J’ai peu de choses à dire sur le
dessin de Jock, c’est très bien pour du Hellblazer. C’est en tout cas dans le
ton des univers graphiques que l’on connaît chez Carey ou Milligan. Comme par
hasard, Urban a décidé de rajouter en bonus l’épisode #181 de Hellblazer,
scénarisé par ce même Carey et illustré par Jock. Difficile de comprendre ce
que cet épisode vient faire dans le recueil. Le côté Champion’s League (match à
l’extérieur/à domicile) ? Publier tout le travail de Jock sur la série ?
Pas vraiment de cohérence puisque le #181 n’est pas tout à fait un one-shot et
introduit les premiers éléments du grand plan de Carey pour son run, le premier
arc (#175-180) ayant servi à rapatrier un Constantine exilé aux USA. On ne va
pas s’en plaindre, mais on ne va pas non plus crier au génie éditorial.

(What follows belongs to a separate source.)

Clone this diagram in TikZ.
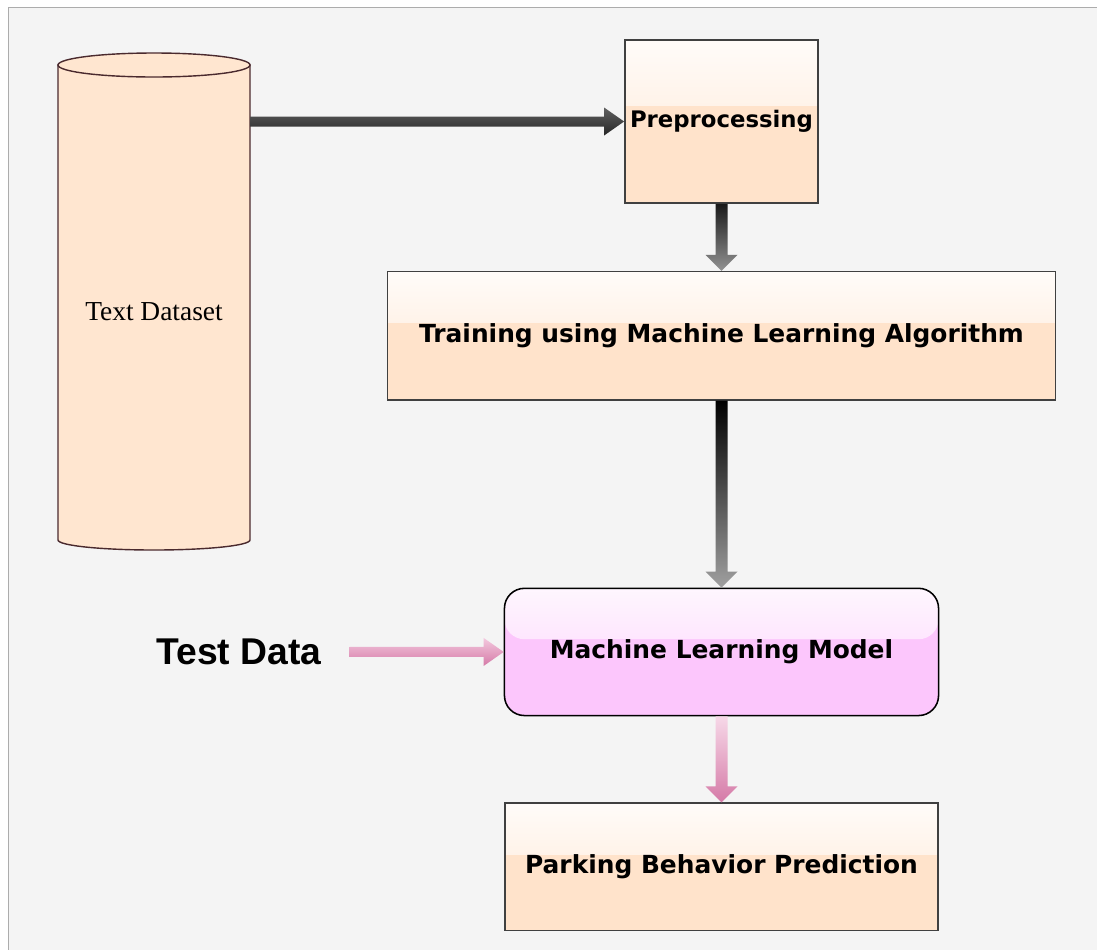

Il n’empêche que Les Dossiers de
Hellblazer : Pandemonium est un sublime album, et par voie de conséquence,
incontournable pour le fan de la série ou le néophyte qui souhaiterait une
bonne histoire qui se suffit à elle-même. L’ensemble est brillamment écrit,
politiquement intelligent (loin d’un moralisme gauchisant hors de propos avec
Constantine), et ténébreusement jouissif. Du pur Hellblazer qui démontre que
devant papy Delano on s’agenouille et on dit merci.